> _MATERIAL PROVIDED_

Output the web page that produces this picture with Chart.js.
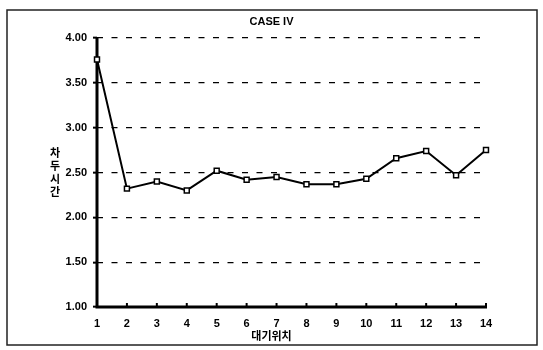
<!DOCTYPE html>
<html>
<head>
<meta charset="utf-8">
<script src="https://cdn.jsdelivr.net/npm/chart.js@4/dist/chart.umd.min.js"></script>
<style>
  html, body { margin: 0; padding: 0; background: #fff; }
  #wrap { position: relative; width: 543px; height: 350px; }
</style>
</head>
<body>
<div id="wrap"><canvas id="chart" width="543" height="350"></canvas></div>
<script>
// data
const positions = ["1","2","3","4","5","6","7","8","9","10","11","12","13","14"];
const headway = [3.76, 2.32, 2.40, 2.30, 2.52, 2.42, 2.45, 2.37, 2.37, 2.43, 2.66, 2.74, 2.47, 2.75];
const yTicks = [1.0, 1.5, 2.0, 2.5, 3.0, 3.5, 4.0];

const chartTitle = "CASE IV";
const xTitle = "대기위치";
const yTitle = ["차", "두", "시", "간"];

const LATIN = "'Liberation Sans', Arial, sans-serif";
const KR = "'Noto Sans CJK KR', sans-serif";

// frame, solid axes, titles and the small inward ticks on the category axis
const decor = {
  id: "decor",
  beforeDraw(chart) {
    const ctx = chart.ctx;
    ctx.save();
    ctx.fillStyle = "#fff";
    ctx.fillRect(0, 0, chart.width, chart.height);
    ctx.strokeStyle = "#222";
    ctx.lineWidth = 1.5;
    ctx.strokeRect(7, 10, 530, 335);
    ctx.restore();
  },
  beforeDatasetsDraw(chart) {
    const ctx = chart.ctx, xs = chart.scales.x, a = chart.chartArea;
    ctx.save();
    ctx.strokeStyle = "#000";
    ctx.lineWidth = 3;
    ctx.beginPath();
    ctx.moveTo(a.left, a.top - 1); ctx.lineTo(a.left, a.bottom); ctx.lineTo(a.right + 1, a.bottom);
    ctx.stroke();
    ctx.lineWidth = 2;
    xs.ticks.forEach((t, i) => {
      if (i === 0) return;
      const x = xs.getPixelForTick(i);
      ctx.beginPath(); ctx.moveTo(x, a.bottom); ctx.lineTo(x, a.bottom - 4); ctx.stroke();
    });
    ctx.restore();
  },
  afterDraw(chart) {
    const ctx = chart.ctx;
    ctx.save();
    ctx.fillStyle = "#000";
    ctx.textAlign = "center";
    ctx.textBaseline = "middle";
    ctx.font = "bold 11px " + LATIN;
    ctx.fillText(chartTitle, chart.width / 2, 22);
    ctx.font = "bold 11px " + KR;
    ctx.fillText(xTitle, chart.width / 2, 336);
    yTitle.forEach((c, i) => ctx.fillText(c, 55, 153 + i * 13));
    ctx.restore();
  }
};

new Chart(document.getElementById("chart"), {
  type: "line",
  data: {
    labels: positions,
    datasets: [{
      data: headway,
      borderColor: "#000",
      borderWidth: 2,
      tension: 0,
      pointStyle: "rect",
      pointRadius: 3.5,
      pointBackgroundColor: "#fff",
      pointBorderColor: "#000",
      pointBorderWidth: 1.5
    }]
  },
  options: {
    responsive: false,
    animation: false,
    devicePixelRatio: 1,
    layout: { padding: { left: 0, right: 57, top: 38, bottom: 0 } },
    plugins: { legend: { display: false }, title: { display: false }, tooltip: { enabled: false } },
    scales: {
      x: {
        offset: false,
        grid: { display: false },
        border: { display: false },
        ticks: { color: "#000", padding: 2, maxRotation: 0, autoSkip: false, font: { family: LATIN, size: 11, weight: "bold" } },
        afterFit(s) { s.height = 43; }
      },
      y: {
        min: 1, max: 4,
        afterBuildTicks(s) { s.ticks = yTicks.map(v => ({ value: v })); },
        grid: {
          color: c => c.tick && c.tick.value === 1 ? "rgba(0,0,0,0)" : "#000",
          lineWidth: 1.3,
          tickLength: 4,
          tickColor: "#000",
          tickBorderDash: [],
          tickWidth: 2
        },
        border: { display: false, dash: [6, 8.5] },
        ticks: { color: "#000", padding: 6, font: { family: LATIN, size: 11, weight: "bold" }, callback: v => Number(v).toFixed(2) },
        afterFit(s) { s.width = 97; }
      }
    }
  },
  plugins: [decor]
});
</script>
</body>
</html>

> _STATED PROBLEM_
Retype the whole listing exactly and leave the pictures out.

> _SOLVED PROBLEM_
Output the web page that produces this picture with Chart.js.
<!DOCTYPE html>
<html>
<head>
<meta charset="utf-8">
<script src="https://cdn.jsdelivr.net/npm/chart.js@4/dist/chart.umd.min.js"></script>
<style>
  html, body { margin: 0; padding: 0; background: #fff; }
  #wrap { position: relative; width: 543px; height: 350px; }
</style>
</head>
<body>
<div id="wrap"><canvas id="chart" width="543" height="350"></canvas></div>
<script>
// data
const positions = ["1","2","3","4","5","6","7","8","9","10","11","12","13","14"];
const headway = [3.76, 2.32, 2.40, 2.30, 2.52, 2.42, 2.45, 2.37, 2.37, 2.43, 2.66, 2.74, 2.47, 2.75];
const yTicks = [1.0, 1.5, 2.0, 2.5, 3.0, 3.5, 4.0];

const chartTitle = "CASE IV";
const xTitle = "대기위치";
const yTitle = ["차", "두", "시", "간"];

const LATIN = "'Liberation Sans', Arial, sans-serif";
const KR = "'Noto Sans CJK KR', sans-serif";

// frame, solid axes, titles and the small inward ticks on the category axis
const decor = {
  id: "decor",
  beforeDraw(chart) {
    const ctx = chart.ctx;
    ctx.save();
    ctx.fillStyle = "#fff";
    ctx.fillRect(0, 0, chart.width, chart.height);
    ctx.strokeStyle = "#222";
    ctx.lineWidth = 1.5;
    ctx.strokeRect(7, 10, 530, 335);
    ctx.restore();
  },
  beforeDatasetsDraw(chart) {
    const ctx = chart.ctx, xs = chart.scales.x, a = chart.chartArea;
    ctx.save();
    ctx.strokeStyle = "#000";
    ctx.lineWidth = 3;
    ctx.beginPath();
    ctx.moveTo(a.left, a.top - 1); ctx.lineTo(a.left, a.bottom); ctx.lineTo(a.right + 1, a.bottom);
    ctx.stroke();
    ctx.lineWidth = 2;
    xs.ticks.forEach((t, i) => {
      if (i === 0) return;
      const x = xs.getPixelForTick(i);
      ctx.beginPath(); ctx.moveTo(x, a.bottom); ctx.lineTo(x, a.bottom - 4); ctx.stroke();
    });
    ctx.restore();
  },
  afterDraw(chart) {
    const ctx = chart.ctx;
    ctx.save();
    ctx.fillStyle = "#000";
    ctx.textAlign = "center";
    ctx.textBaseline = "middle";
    ctx.font = "bold 11px " + LATIN;
    ctx.fillText(chartTitle, chart.width / 2, 22);
    ctx.font = "bold 11px " + KR;
    ctx.fillText(xTitle, chart.width / 2, 336);
    yTitle.forEach((c, i) => ctx.fillText(c, 55, 153 + i * 13));
    ctx.restore();
  }
};

new Chart(document.getElementById("chart"), {
  type: "line",
  data: {
    labels: positions,
    datasets: [{
      data: headway,
      borderColor: "#000",
      borderWidth: 2,
      tension: 0,
      pointStyle: "rect",
      pointRadius: 3.5,
      pointBackgroundColor: "#fff",
      pointBorderColor: "#000",
      pointBorderWidth: 1.5
    }]
  },
  options: {
    responsive: false,
    animation: false,
    devicePixelRatio: 1,
    layout: { padding: { left: 0, right: 57, top: 38, bottom: 0 } },
    plugins: { legend: { display: false }, title: { display: false }, tooltip: { enabled: false } },
    scales: {
      x: {
        offset: false,
        grid: { display: false },
        border: { display: false },
        ticks: { color: "#000", padding: 2, maxRotation: 0, autoSkip: false, font: { family: LATIN, size: 11, weight: "bold" } },
        afterFit(s) { s.height = 43; }
      },
      y: {
        min: 1, max: 4,
        afterBuildTicks(s) { s.ticks = yTicks.map(v => ({ value: v })); },
        grid: {
          color: c => c.tick && c.tick.value === 1 ? "rgba(0,0,0,0)" : "#000",
          lineWidth: 1.3,
          tickLength: 4,
          tickColor: "#000",
          tickBorderDash: [],
          tickWidth: 2
        },
        border: { display: false, dash: [6, 8.5] },
        ticks: { color: "#000", padding: 6, font: { family: LATIN, size: 11, weight: "bold" }, callback: v => Number(v).toFixed(2) },
        afterFit(s) { s.width = 97; }
      }
    }
  },
  plugins: [decor]
});
</script>
</body>
</html>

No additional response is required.